To do: Set the listing down again exactly, please, apart from its pictures.

Data:

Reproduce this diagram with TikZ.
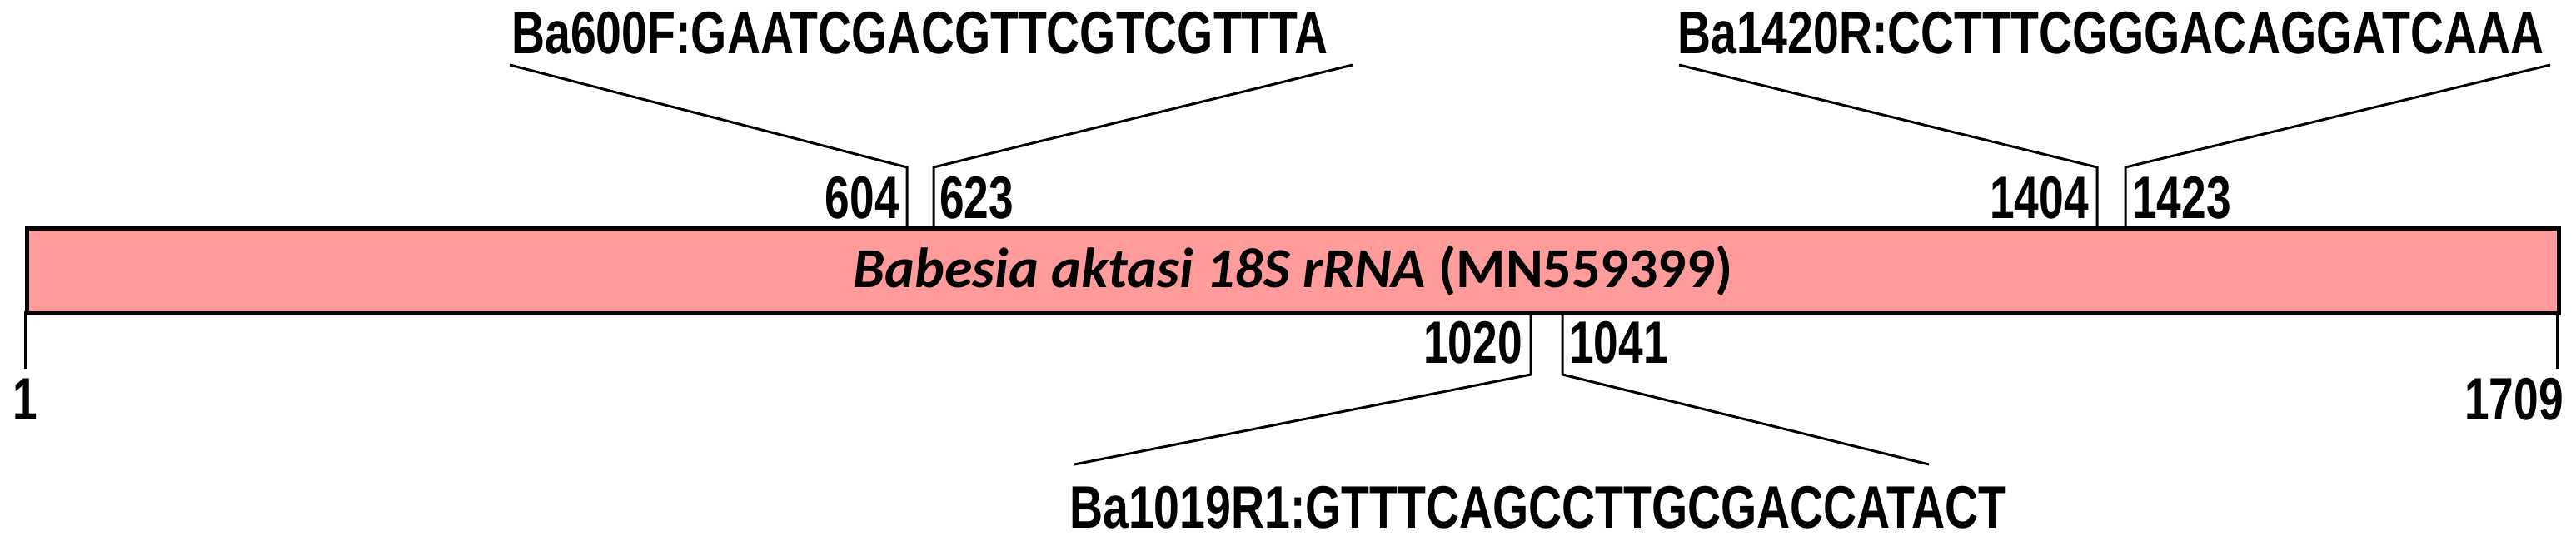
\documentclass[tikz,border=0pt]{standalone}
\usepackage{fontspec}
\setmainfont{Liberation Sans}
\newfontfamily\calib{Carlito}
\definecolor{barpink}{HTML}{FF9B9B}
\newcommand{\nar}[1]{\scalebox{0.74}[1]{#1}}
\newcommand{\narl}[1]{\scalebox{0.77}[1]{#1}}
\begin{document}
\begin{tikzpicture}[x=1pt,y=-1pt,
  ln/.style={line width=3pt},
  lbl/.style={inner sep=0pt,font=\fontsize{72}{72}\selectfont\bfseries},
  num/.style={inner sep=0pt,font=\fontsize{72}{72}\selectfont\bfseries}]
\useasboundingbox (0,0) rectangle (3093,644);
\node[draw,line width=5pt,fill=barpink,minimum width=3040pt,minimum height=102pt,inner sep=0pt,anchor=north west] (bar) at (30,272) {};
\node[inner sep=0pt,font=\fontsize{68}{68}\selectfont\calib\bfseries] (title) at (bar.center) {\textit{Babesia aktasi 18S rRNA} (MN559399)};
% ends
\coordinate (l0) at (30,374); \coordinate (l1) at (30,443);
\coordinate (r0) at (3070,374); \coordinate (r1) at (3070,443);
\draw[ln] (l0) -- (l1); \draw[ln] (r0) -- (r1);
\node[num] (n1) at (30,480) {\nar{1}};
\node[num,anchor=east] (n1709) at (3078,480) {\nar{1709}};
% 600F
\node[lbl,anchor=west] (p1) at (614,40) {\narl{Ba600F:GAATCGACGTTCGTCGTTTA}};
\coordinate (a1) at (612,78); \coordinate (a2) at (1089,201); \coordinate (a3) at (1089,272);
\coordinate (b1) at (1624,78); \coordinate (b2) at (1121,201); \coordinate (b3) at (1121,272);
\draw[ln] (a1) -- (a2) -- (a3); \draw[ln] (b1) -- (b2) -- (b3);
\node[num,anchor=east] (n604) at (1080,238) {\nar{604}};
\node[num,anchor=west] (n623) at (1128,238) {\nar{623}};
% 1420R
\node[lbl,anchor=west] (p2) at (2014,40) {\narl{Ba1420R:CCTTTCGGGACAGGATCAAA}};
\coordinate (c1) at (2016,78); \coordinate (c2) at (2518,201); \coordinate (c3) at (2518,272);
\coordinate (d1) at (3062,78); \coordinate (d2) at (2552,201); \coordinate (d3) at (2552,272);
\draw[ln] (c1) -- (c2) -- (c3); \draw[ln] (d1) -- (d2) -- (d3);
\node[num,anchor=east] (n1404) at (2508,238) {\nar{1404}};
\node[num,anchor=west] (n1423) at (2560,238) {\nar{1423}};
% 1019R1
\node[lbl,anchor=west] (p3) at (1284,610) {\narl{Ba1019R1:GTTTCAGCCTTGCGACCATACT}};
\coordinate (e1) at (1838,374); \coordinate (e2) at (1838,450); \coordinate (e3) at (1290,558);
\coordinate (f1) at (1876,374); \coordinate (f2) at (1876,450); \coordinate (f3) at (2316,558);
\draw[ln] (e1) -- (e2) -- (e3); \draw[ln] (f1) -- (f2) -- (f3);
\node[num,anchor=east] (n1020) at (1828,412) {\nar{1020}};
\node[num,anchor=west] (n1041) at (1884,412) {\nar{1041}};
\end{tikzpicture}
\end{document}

Written response:
Reproduce this diagram with TikZ.
\documentclass[tikz,border=0pt]{standalone}
\usepackage{fontspec}
\setmainfont{Liberation Sans}
\newfontfamily\calib{Carlito}
\definecolor{barpink}{HTML}{FF9B9B}
\newcommand{\nar}[1]{\scalebox{0.74}[1]{#1}}
\newcommand{\narl}[1]{\scalebox{0.77}[1]{#1}}
\begin{document}
\begin{tikzpicture}[x=1pt,y=-1pt,
  ln/.style={line width=3pt},
  lbl/.style={inner sep=0pt,font=\fontsize{72}{72}\selectfont\bfseries},
  num/.style={inner sep=0pt,font=\fontsize{72}{72}\selectfont\bfseries}]
\useasboundingbox (0,0) rectangle (3093,644);
\node[draw,line width=5pt,fill=barpink,minimum width=3040pt,minimum height=102pt,inner sep=0pt,anchor=north west] (bar) at (30,272) {};
\node[inner sep=0pt,font=\fontsize{68}{68}\selectfont\calib\bfseries] (title) at (bar.center) {\textit{Babesia aktasi 18S rRNA} (MN559399)};
% ends
\coordinate (l0) at (30,374); \coordinate (l1) at (30,443);
\coordinate (r0) at (3070,374); \coordinate (r1) at (3070,443);
\draw[ln] (l0) -- (l1); \draw[ln] (r0) -- (r1);
\node[num] (n1) at (30,480) {\nar{1}};
\node[num,anchor=east] (n1709) at (3078,480) {\nar{1709}};
% 600F
\node[lbl,anchor=west] (p1) at (614,40) {\narl{Ba600F:GAATCGACGTTCGTCGTTTA}};
\coordinate (a1) at (612,78); \coordinate (a2) at (1089,201); \coordinate (a3) at (1089,272);
\coordinate (b1) at (1624,78); \coordinate (b2) at (1121,201); \coordinate (b3) at (1121,272);
\draw[ln] (a1) -- (a2) -- (a3); \draw[ln] (b1) -- (b2) -- (b3);
\node[num,anchor=east] (n604) at (1080,238) {\nar{604}};
\node[num,anchor=west] (n623) at (1128,238) {\nar{623}};
% 1420R
\node[lbl,anchor=west] (p2) at (2014,40) {\narl{Ba1420R:CCTTTCGGGACAGGATCAAA}};
\coordinate (c1) at (2016,78); \coordinate (c2) at (2518,201); \coordinate (c3) at (2518,272);
\coordinate (d1) at (3062,78); \coordinate (d2) at (2552,201); \coordinate (d3) at (2552,272);
\draw[ln] (c1) -- (c2) -- (c3); \draw[ln] (d1) -- (d2) -- (d3);
\node[num,anchor=east] (n1404) at (2508,238) {\nar{1404}};
\node[num,anchor=west] (n1423) at (2560,238) {\nar{1423}};
% 1019R1
\node[lbl,anchor=west] (p3) at (1284,610) {\narl{Ba1019R1:GTTTCAGCCTTGCGACCATACT}};
\coordinate (e1) at (1838,374); \coordinate (e2) at (1838,450); \coordinate (e3) at (1290,558);
\coordinate (f1) at (1876,374); \coordinate (f2) at (1876,450); \coordinate (f3) at (2316,558);
\draw[ln] (e1) -- (e2) -- (e3); \draw[ln] (f1) -- (f2) -- (f3);
\node[num,anchor=east] (n1020) at (1828,412) {\nar{1020}};
\node[num,anchor=west] (n1041) at (1884,412) {\nar{1041}};
\end{tikzpicture}
\end{document}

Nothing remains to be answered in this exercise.